🤖 AI Summary
This work addresses the paradigm mismatch in current medical question-answering alignment methods, where human preference annotations are costly and fail to capture the absolute correctness of medical facts, while verifiable rewards suffer from the absence of effective automatic validators and multi-objective heterogeneous rewards often lead to scale mismatches and optimization conflicts. To resolve this, the authors propose a multidimensional medical alignment matrix that decomposes alignment objectives into four categories—core capabilities, expert knowledge, online feedback, and formatting compliance—and generates fine-grained reward signals from observable metrics under a unified optimization framework. Key innovations include a closed-loop diagnosis-reward mechanism, Reference-Frozen Normalization for consistent reward scaling, and a Tri-Factor adaptive dynamic weighting strategy that enables weakness-aware, risk-prioritized co-optimization. Experiments demonstrate significant improvements in correctness, safety, and compliance, establishing a new paradigm for complex alignment tasks in specialized domains.
📝 Abstract
While reinforcement learning for large language model alignment has progressed rapidly in recent years, transferring these paradigms to high-stakes medical question answering reveals a fundamental paradigm mismatch. Reinforcement Learning from Human Feedback relies on preference annotations that are prohibitively expensive and often fail to reflect the absolute correctness of medical facts.
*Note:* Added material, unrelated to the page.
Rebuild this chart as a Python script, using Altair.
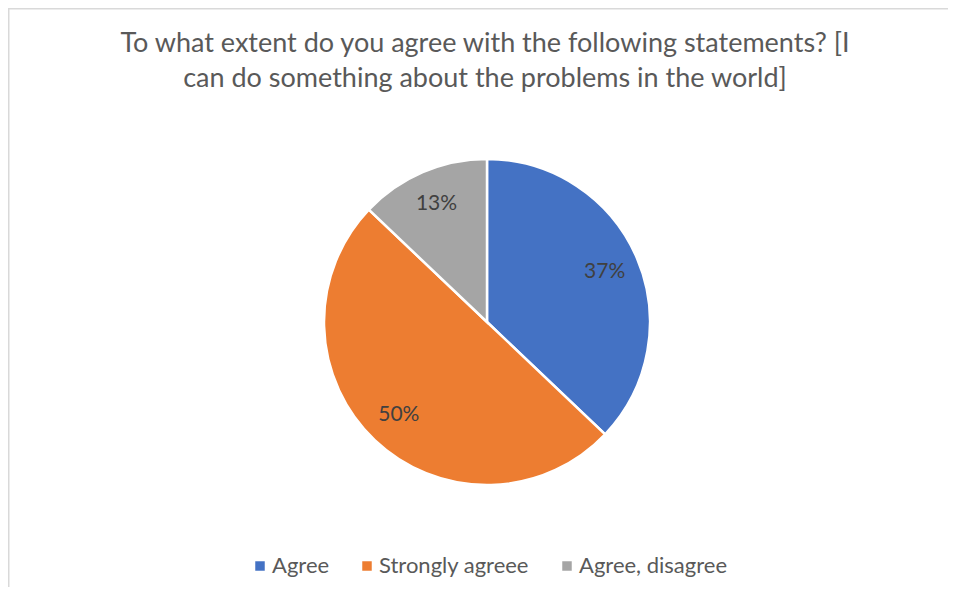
import altair as alt
import pandas as pd

categories = ["Agree", "Strongly agreee", "Agree, disagree"]
counts = [23, 31, 8]
labels = ["37%", "50%", "13%"]
colors = ["#4472C4", "#ED7D31", "#A5A5A5"]
title_lines = ["To what extent do you agree with the following statements? [I",
               "can do something about the problems in the world]"]

df = pd.DataFrame({"category": categories, "count": counts, "label": labels,
                   "order": [0, 1, 2]})

FONT = "Lato"
CX, CY, R = 479, 314, 163
W, H = 940, 579

base = alt.Chart(df).encode(
    theta=alt.Theta("count:Q", stack=True),
    order=alt.Order("order:Q"),
)

pie = base.mark_arc(outerRadius=R, stroke="white", strokeWidth=2.5).encode(
    x=alt.value(CX), y=alt.value(CY),
    color=alt.Color("category:N",
                    scale=alt.Scale(domain=categories, range=colors),
                    sort=categories,
                    legend=alt.Legend(title=None, orient="none", direction="horizontal",
                                      legendX=241, legendY=547,
                                      symbolType="square", symbolSize=90,
                                      symbolStrokeWidth=0,
                                      labelFont=FONT, labelFontSize=22,
                                      labelColor="#595959", labelOffset=1,
                                      columnPadding=26)),
)

text = base.mark_text(radius=128, font=FONT, fontSize=21, color="#404040").encode(
    x=alt.value(CX), y=alt.value(CY),
    text="label:N",
)

title = alt.Chart(pd.DataFrame({"t": [0]})).mark_text(
    font=FONT, fontSize=27, color="#595959", lineHeight=35,
    align="center", baseline="alphabetic",
).encode(x=alt.value(477), y=alt.value(44), text=alt.value(title_lines))

frame_top = alt.Chart(pd.DataFrame({"t": [0]})).mark_rule(
    color="#D9D9D9", strokeWidth=1.5
).encode(x=alt.value(0), x2=alt.value(W), y=alt.value(0.75))

frame_left = alt.Chart(pd.DataFrame({"t": [0]})).mark_rule(
    color="#D9D9D9", strokeWidth=1.5
).encode(x=alt.value(0.75), y=alt.value(0), y2=alt.value(H))

chart = alt.layer(frame_top, frame_left, pie, text, title).properties(
    width=W, height=H, padding=0,
    autosize=alt.AutoSizeParams(type="none"),
).configure_view(stroke="transparent", strokeWidth=0)

chart.save("out.html", embed_options={"renderer": "svg", "actions": False})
Reinforcement Learning from Verifiable Rewards lacks effective automatic verifiers and struggles to handle complex clinical contexts. Meanwhile, medical alignment requires the simultaneous optimization of correctness, safety, and compliance, yet multi-objective heterogeneous reward signals are prone to scale mismatch and optimization conflicts.To address these challenges, we propose a robust medical alignment paradigm. We first construct a holistic multi-dimensional medical alignment matrix that decomposes alignment objectives into four categories: fundamental capabilities, expert knowledge, online feedback, and format specifications. Within each category, we establish a closed loop of where observable metrics inform attributable diagnosis, which in turn drives optimizable rewards, thereby providing fine-grained, high-resolution supervision signals for subsequent iterative optimization. To resolve gradient domination and optimization instability problem caused by heterogeneous signals, we further propose a unified optimization mechanism. This mechanism employs Reference-Frozen Normalization to align reward scales and implements a Tri-Factor Adaptive Dynamic Weighting strategy to achieve collaborative optimization that is weakness-oriented, risk-prioritized, and redundancy-reducing. Experimental results demonstrate the effectiveness of our proposed paradigm in real-world medical scenario evaluations, establishing a new paradigm for complex alignment in vertical domains.